**Your task**.
Please output every line of the material as it stands, without the pictures.

**Collected data**.
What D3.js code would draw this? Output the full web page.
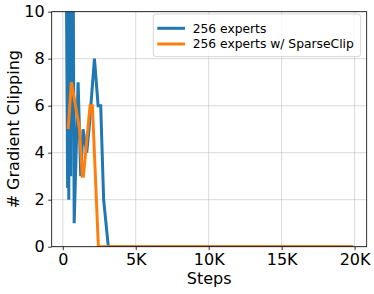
<!DOCTYPE html>
<html><head><meta charset="utf-8">
<script src="https://cdn.jsdelivr.net/npm/d3@7"></script>
<style>body{margin:0;background:#fff;} svg{display:block;font-family:"DejaVu Sans",sans-serif;}</style>
</head><body>
<script>
const blueSteps = [220, 330, 380, 410, 470, 540, 600, 700, 780, 1050, 1230, 1390, 1640, 1800, 2170, 2420, 2600, 2800, 3120, 19900];
const blueValues = [14, 2.5, 14, 2, 14, 3, 14, 14, 1, 7, 3, 5, 4, 5, 8, 6, 6, 2, 0, 0];
const orangeSteps = [370, 590, 1150, 1340, 1410, 1870, 2030, 2440, 19900];
const orangeValues = [5, 7, 5, 3, 3, 6, 6, 0, 0];
const seriesNames = ["256 experts", "256 experts w/ SparseClip"];
const seriesColors = ["#1f77b4", "#ff7f0e"];
const xTicks = [0, 5000, 10000, 15000, 20000];
const xTickLabels = ["0", "5K", "10K", "15K", "20K"];
const yTicks = [0, 2, 4, 6, 8, 10];

const W = 374, H = 294;
const L = 51.7, R = 366.7, T = 11.7, B = 246.7;
const svg = d3.select("body").append("svg").attr("width", W).attr("height", H);
const x = d3.scaleLinear().domain([-760, 20830]).range([L, R]);
const y = d3.scaleLinear().domain([0, 10]).range([B, T]);

svg.append("defs").append("clipPath").attr("id", "clip")
  .append("rect").attr("x", L).attr("y", T).attr("width", R - L).attr("height", B - T);

// grid
svg.append("g").selectAll("line").data(xTicks).join("line")
  .attr("x1", d => x(d)).attr("x2", d => x(d)).attr("y1", T).attr("y2", B)
  .attr("stroke", "#b0b0b0").attr("stroke-opacity", 0.6).attr("stroke-width", 0.8);
svg.append("g").selectAll("line").data(yTicks).join("line")
  .attr("y1", d => y(d)).attr("y2", d => y(d)).attr("x1", L).attr("x2", R)
  .attr("stroke", "#b0b0b0").attr("stroke-opacity", 0.6).attr("stroke-width", 0.8);

// lines
const series = [
  blueSteps.map((s, i) => [s, blueValues[i]]),
  orangeSteps.map((s, i) => [s, orangeValues[i]])
];
const line = d3.line().x(d => x(d[0])).y(d => y(d[1]));
const lg = svg.append("g").attr("clip-path", "url(#clip)");
series.forEach((s, i) => {
  lg.append("path").datum(s).attr("d", line).attr("fill", "none")
    .attr("stroke", seriesColors[i]).attr("stroke-width", 3)
    .attr("stroke-linejoin", "miter").attr("stroke-linecap", "butt");
});

// axes
const xAxis = d3.axisBottom(x).tickValues(xTicks).tickFormat((d, i) => xTickLabels[i]).tickSize(3.5).tickPadding(3.5);
const yAxis = d3.axisLeft(y).tickValues(yTicks).tickFormat(d3.format("d")).tickSize(3.5).tickPadding(3.5);
const gx = svg.append("g").attr("transform", `translate(0,${B})`).call(xAxis);
const gy = svg.append("g").attr("transform", `translate(${L},0)`).call(yAxis);
[gx, gy].forEach(g => {
  g.select(".domain").remove();
  g.selectAll("text").attr("font-size", 16).attr("fill", "#000").attr("font-family", "DejaVu Sans");
  g.selectAll("line").attr("stroke", "#000").attr("stroke-width", 0.8);
});
// spines
svg.append("rect").attr("x", L).attr("y", T).attr("width", R - L).attr("height", B - T)
  .attr("fill", "none").attr("stroke", "#000").attr("stroke-width", 0.8);

// labels
svg.append("text").attr("x", (L + R) / 2).attr("y", 283.5).attr("text-anchor", "middle")
  .attr("font-size", 16).text("Steps");
svg.append("text").attr("transform", `translate(19,${(T + B) / 2}) rotate(-90)`)
  .attr("text-anchor", "middle").attr("font-size", 16).text("# Gradient Clipping");

// legend
const leg = svg.append("g");
leg.append("rect").attr("x", 153.3).attr("y", 14).attr("width", 207.4).attr("height", 42.7)
  .attr("rx", 3).attr("fill", "#fff").attr("fill-opacity", 0.8)
  .attr("stroke", "#cccccc").attr("stroke-width", 0.8);
const rows = [28.3, 44];
seriesNames.forEach((n, i) => {
  leg.append("line").attr("x1", 157.3).attr("x2", 185).attr("y1", rows[i]).attr("y2", rows[i])
    .attr("stroke", seriesColors[i]).attr("stroke-width", 3);
  leg.append("text").attr("x", 192.7).attr("y", rows[i] + 4.4).attr("font-size", 12.3).text(n);
});
</script>
</body></html>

**Response to this task**.
What D3.js code would draw this? Output the full web page.
<!DOCTYPE html>
<html><head><meta charset="utf-8">
<script src="https://cdn.jsdelivr.net/npm/d3@7"></script>
<style>body{margin:0;background:#fff;} svg{display:block;font-family:"DejaVu Sans",sans-serif;}</style>
</head><body>
<script>
const blueSteps = [220, 330, 380, 410, 470, 540, 600, 700, 780, 1050, 1230, 1390, 1640, 1800, 2170, 2420, 2600, 2800, 3120, 19900];
const blueValues = [14, 2.5, 14, 2, 14, 3, 14, 14, 1, 7, 3, 5, 4, 5, 8, 6, 6, 2, 0, 0];
const orangeSteps = [370, 590, 1150, 1340, 1410, 1870, 2030, 2440, 19900];
const orangeValues = [5, 7, 5, 3, 3, 6, 6, 0, 0];
const seriesNames = ["256 experts", "256 experts w/ SparseClip"];
const seriesColors = ["#1f77b4", "#ff7f0e"];
const xTicks = [0, 5000, 10000, 15000, 20000];
const xTickLabels = ["0", "5K", "10K", "15K", "20K"];
const yTicks = [0, 2, 4, 6, 8, 10];

const W = 374, H = 294;
const L = 51.7, R = 366.7, T = 11.7, B = 246.7;
const svg = d3.select("body").append("svg").attr("width", W).attr("height", H);
const x = d3.scaleLinear().domain([-760, 20830]).range([L, R]);
const y = d3.scaleLinear().domain([0, 10]).range([B, T]);

svg.append("defs").append("clipPath").attr("id", "clip")
  .append("rect").attr("x", L).attr("y", T).attr("width", R - L).attr("height", B - T);

// grid
svg.append("g").selectAll("line").data(xTicks).join("line")
  .attr("x1", d => x(d)).attr("x2", d => x(d)).attr("y1", T).attr("y2", B)
  .attr("stroke", "#b0b0b0").attr("stroke-opacity", 0.6).attr("stroke-width", 0.8);
svg.append("g").selectAll("line").data(yTicks).join("line")
  .attr("y1", d => y(d)).attr("y2", d => y(d)).attr("x1", L).attr("x2", R)
  .attr("stroke", "#b0b0b0").attr("stroke-opacity", 0.6).attr("stroke-width", 0.8);

// lines
const series = [
  blueSteps.map((s, i) => [s, blueValues[i]]),
  orangeSteps.map((s, i) => [s, orangeValues[i]])
];
const line = d3.line().x(d => x(d[0])).y(d => y(d[1]));
const lg = svg.append("g").attr("clip-path", "url(#clip)");
series.forEach((s, i) => {
  lg.append("path").datum(s).attr("d", line).attr("fill", "none")
    .attr("stroke", seriesColors[i]).attr("stroke-width", 3)
    .attr("stroke-linejoin", "miter").attr("stroke-linecap", "butt");
});

// axes
const xAxis = d3.axisBottom(x).tickValues(xTicks).tickFormat((d, i) => xTickLabels[i]).tickSize(3.5).tickPadding(3.5);
const yAxis = d3.axisLeft(y).tickValues(yTicks).tickFormat(d3.format("d")).tickSize(3.5).tickPadding(3.5);
const gx = svg.append("g").attr("transform", `translate(0,${B})`).call(xAxis);
const gy = svg.append("g").attr("transform", `translate(${L},0)`).call(yAxis);
[gx, gy].forEach(g => {
  g.select(".domain").remove();
  g.selectAll("text").attr("font-size", 16).attr("fill", "#000").attr("font-family", "DejaVu Sans");
  g.selectAll("line").attr("stroke", "#000").attr("stroke-width", 0.8);
});
// spines
svg.append("rect").attr("x", L).attr("y", T).attr("width", R - L).attr("height", B - T)
  .attr("fill", "none").attr("stroke", "#000").attr("stroke-width", 0.8);

// labels
svg.append("text").attr("x", (L + R) / 2).attr("y", 283.5).attr("text-anchor", "middle")
  .attr("font-size", 16).text("Steps");
svg.append("text").attr("transform", `translate(19,${(T + B) / 2}) rotate(-90)`)
  .attr("text-anchor", "middle").attr("font-size", 16).text("# Gradient Clipping");

// legend
const leg = svg.append("g");
leg.append("rect").attr("x", 153.3).attr("y", 14).attr("width", 207.4).attr("height", 42.7)
  .attr("rx", 3).attr("fill", "#fff").attr("fill-opacity", 0.8)
  .attr("stroke", "#cccccc").attr("stroke-width", 0.8);
const rows = [28.3, 44];
seriesNames.forEach((n, i) => {
  leg.append("line").attr("x1", 157.3).attr("x2", 185).attr("y1", rows[i]).attr("y2", rows[i])
    .attr("stroke", seriesColors[i]).attr("stroke-width", 3);
  leg.append("text").attr("x", 192.7).attr("y", rows[i] + 4.4).attr("font-size", 12.3).text(n);
});
</script>
</body></html>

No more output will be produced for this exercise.